**EXERCISE:**
Omit the pictures, then write out every entry exactly as it reads.

**MATERIAL FOR THE TASK:**
# # # # # # #

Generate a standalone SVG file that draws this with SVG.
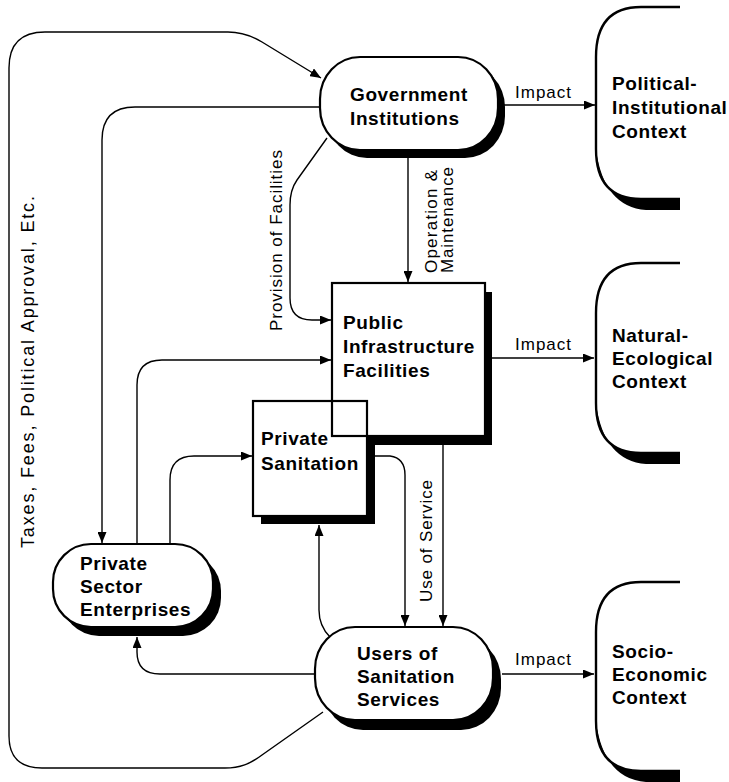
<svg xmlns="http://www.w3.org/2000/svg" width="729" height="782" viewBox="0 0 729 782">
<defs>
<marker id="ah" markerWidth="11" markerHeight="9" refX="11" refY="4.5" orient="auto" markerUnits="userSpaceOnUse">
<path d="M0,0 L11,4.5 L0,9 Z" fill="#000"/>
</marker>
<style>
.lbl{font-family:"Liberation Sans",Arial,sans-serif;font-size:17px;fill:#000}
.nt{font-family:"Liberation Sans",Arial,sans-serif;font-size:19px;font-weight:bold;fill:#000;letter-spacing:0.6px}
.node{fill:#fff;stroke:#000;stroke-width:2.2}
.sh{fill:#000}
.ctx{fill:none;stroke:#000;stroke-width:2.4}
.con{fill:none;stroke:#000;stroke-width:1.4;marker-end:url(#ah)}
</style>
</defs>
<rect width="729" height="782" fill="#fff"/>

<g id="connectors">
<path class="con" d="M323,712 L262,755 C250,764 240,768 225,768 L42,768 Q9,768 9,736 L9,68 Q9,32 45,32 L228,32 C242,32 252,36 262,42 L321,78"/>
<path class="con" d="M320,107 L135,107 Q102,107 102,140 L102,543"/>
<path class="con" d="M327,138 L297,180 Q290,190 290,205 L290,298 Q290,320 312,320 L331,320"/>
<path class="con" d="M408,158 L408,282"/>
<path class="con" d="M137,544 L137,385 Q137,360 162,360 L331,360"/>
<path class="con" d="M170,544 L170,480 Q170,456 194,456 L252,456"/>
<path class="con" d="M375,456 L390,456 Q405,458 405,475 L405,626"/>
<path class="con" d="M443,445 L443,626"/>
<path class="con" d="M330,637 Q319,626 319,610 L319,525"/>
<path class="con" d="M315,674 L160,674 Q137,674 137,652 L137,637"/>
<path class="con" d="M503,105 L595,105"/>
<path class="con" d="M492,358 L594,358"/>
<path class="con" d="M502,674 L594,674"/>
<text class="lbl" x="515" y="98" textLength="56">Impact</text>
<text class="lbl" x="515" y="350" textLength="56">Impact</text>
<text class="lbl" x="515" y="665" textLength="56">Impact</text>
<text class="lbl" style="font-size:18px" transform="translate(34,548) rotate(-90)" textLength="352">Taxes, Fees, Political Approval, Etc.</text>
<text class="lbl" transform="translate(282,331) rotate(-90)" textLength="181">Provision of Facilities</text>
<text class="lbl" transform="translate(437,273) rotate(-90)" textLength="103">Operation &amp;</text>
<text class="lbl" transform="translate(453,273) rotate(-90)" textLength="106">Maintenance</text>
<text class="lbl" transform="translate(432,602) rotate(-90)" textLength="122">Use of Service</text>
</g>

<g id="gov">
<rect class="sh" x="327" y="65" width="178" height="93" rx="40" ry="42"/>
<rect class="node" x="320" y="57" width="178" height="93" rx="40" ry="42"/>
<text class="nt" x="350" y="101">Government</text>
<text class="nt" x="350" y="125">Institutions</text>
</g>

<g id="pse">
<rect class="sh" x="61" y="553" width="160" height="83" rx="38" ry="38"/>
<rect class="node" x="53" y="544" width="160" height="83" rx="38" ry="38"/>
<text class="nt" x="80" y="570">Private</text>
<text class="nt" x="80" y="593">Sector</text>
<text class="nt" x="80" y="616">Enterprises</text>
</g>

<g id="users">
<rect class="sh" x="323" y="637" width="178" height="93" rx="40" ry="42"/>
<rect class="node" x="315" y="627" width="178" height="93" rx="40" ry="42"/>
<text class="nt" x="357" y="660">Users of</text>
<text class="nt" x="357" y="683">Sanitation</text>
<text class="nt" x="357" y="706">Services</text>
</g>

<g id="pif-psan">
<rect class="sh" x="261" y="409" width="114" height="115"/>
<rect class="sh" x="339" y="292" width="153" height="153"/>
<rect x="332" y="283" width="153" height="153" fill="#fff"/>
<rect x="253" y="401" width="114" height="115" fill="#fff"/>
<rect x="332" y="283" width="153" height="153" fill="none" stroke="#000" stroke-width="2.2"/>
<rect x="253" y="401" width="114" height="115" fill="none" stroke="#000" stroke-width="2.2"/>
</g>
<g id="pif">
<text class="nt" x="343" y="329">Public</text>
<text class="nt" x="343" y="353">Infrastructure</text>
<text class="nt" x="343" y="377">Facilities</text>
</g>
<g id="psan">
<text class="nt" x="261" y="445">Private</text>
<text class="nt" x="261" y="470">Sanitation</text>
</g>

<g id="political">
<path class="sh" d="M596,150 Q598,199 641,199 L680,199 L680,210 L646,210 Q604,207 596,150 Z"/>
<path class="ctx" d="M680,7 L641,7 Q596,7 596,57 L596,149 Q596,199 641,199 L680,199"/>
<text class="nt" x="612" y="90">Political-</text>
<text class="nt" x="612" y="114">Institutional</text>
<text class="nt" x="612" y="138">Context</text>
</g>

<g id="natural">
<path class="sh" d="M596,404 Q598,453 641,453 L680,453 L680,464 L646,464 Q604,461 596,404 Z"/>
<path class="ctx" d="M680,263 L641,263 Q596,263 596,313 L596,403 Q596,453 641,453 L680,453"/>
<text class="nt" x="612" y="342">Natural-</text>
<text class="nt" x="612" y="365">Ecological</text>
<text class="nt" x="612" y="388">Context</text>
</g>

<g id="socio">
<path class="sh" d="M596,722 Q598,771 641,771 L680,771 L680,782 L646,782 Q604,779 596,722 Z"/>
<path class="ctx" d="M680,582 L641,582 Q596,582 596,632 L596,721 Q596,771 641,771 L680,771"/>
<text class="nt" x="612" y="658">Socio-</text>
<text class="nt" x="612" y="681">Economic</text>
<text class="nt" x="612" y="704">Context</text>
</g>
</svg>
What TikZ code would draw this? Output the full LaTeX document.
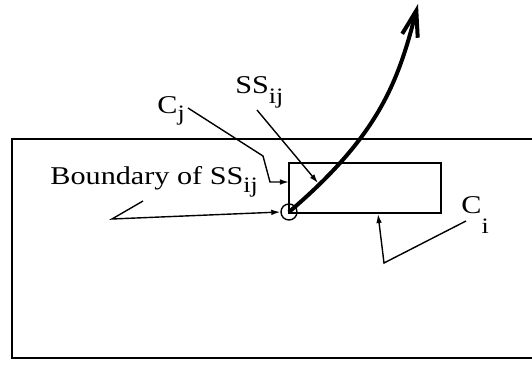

# # # # # # #

**ANSWER:**
Generate a standalone SVG file that draws this with SVG.
<svg xmlns="http://www.w3.org/2000/svg" width="729" height="782" viewBox="0 0 729 782">
<defs>
<marker id="ah" markerWidth="11" markerHeight="9" refX="11" refY="4.5" orient="auto" markerUnits="userSpaceOnUse">
<path d="M0,0 L11,4.5 L0,9 Z" fill="#000"/>
</marker>
<style>
.lbl{font-family:"Liberation Sans",Arial,sans-serif;font-size:17px;fill:#000}
.nt{font-family:"Liberation Sans",Arial,sans-serif;font-size:19px;font-weight:bold;fill:#000;letter-spacing:0.6px}
.node{fill:#fff;stroke:#000;stroke-width:2.2}
.sh{fill:#000}
.ctx{fill:none;stroke:#000;stroke-width:2.4}
.con{fill:none;stroke:#000;stroke-width:1.4;marker-end:url(#ah)}
</style>
</defs>
<rect width="729" height="782" fill="#fff"/>

<g id="connectors">
<path class="con" d="M323,712 L262,755 C250,764 240,768 225,768 L42,768 Q9,768 9,736 L9,68 Q9,32 45,32 L228,32 C242,32 252,36 262,42 L321,78"/>
<path class="con" d="M320,107 L135,107 Q102,107 102,140 L102,543"/>
<path class="con" d="M327,138 L297,180 Q290,190 290,205 L290,298 Q290,320 312,320 L331,320"/>
<path class="con" d="M408,158 L408,282"/>
<path class="con" d="M137,544 L137,385 Q137,360 162,360 L331,360"/>
<path class="con" d="M170,544 L170,480 Q170,456 194,456 L252,456"/>
<path class="con" d="M375,456 L390,456 Q405,458 405,475 L405,626"/>
<path class="con" d="M443,445 L443,626"/>
<path class="con" d="M330,637 Q319,626 319,610 L319,525"/>
<path class="con" d="M315,674 L160,674 Q137,674 137,652 L137,637"/>
<path class="con" d="M503,105 L595,105"/>
<path class="con" d="M492,358 L594,358"/>
<path class="con" d="M502,674 L594,674"/>
<text class="lbl" x="515" y="98" textLength="56">Impact</text>
<text class="lbl" x="515" y="350" textLength="56">Impact</text>
<text class="lbl" x="515" y="665" textLength="56">Impact</text>
<text class="lbl" style="font-size:18px" transform="translate(34,548) rotate(-90)" textLength="352">Taxes, Fees, Political Approval, Etc.</text>
<text class="lbl" transform="translate(282,331) rotate(-90)" textLength="181">Provision of Facilities</text>
<text class="lbl" transform="translate(437,273) rotate(-90)" textLength="103">Operation &amp;</text>
<text class="lbl" transform="translate(453,273) rotate(-90)" textLength="106">Maintenance</text>
<text class="lbl" transform="translate(432,602) rotate(-90)" textLength="122">Use of Service</text>
</g>

<g id="gov">
<rect class="sh" x="327" y="65" width="178" height="93" rx="40" ry="42"/>
<rect class="node" x="320" y="57" width="178" height="93" rx="40" ry="42"/>
<text class="nt" x="350" y="101">Government</text>
<text class="nt" x="350" y="125">Institutions</text>
</g>

<g id="pse">
<rect class="sh" x="61" y="553" width="160" height="83" rx="38" ry="38"/>
<rect class="node" x="53" y="544" width="160" height="83" rx="38" ry="38"/>
<text class="nt" x="80" y="570">Private</text>
<text class="nt" x="80" y="593">Sector</text>
<text class="nt" x="80" y="616">Enterprises</text>
</g>

<g id="users">
<rect class="sh" x="323" y="637" width="178" height="93" rx="40" ry="42"/>
<rect class="node" x="315" y="627" width="178" height="93" rx="40" ry="42"/>
<text class="nt" x="357" y="660">Users of</text>
<text class="nt" x="357" y="683">Sanitation</text>
<text class="nt" x="357" y="706">Services</text>
</g>

<g id="pif-psan">
<rect class="sh" x="261" y="409" width="114" height="115"/>
<rect class="sh" x="339" y="292" width="153" height="153"/>
<rect x="332" y="283" width="153" height="153" fill="#fff"/>
<rect x="253" y="401" width="114" height="115" fill="#fff"/>
<rect x="332" y="283" width="153" height="153" fill="none" stroke="#000" stroke-width="2.2"/>
<rect x="253" y="401" width="114" height="115" fill="none" stroke="#000" stroke-width="2.2"/>
</g>
<g id="pif">
<text class="nt" x="343" y="329">Public</text>
<text class="nt" x="343" y="353">Infrastructure</text>
<text class="nt" x="343" y="377">Facilities</text>
</g>
<g id="psan">
<text class="nt" x="261" y="445">Private</text>
<text class="nt" x="261" y="470">Sanitation</text>
</g>

<g id="political">
<path class="sh" d="M596,150 Q598,199 641,199 L680,199 L680,210 L646,210 Q604,207 596,150 Z"/>
<path class="ctx" d="M680,7 L641,7 Q596,7 596,57 L596,149 Q596,199 641,199 L680,199"/>
<text class="nt" x="612" y="90">Political-</text>
<text class="nt" x="612" y="114">Institutional</text>
<text class="nt" x="612" y="138">Context</text>
</g>

<g id="natural">
<path class="sh" d="M596,404 Q598,453 641,453 L680,453 L680,464 L646,464 Q604,461 596,404 Z"/>
<path class="ctx" d="M680,263 L641,263 Q596,263 596,313 L596,403 Q596,453 641,453 L680,453"/>
<text class="nt" x="612" y="342">Natural-</text>
<text class="nt" x="612" y="365">Ecological</text>
<text class="nt" x="612" y="388">Context</text>
</g>

<g id="socio">
<path class="sh" d="M596,722 Q598,771 641,771 L680,771 L680,782 L646,782 Q604,779 596,722 Z"/>
<path class="ctx" d="M680,582 L641,582 Q596,582 596,632 L596,721 Q596,771 641,771 L680,771"/>
<text class="nt" x="612" y="658">Socio-</text>
<text class="nt" x="612" y="681">Economic</text>
<text class="nt" x="612" y="704">Context</text>
</g>
</svg>
What TikZ code would draw this? Output the full LaTeX document.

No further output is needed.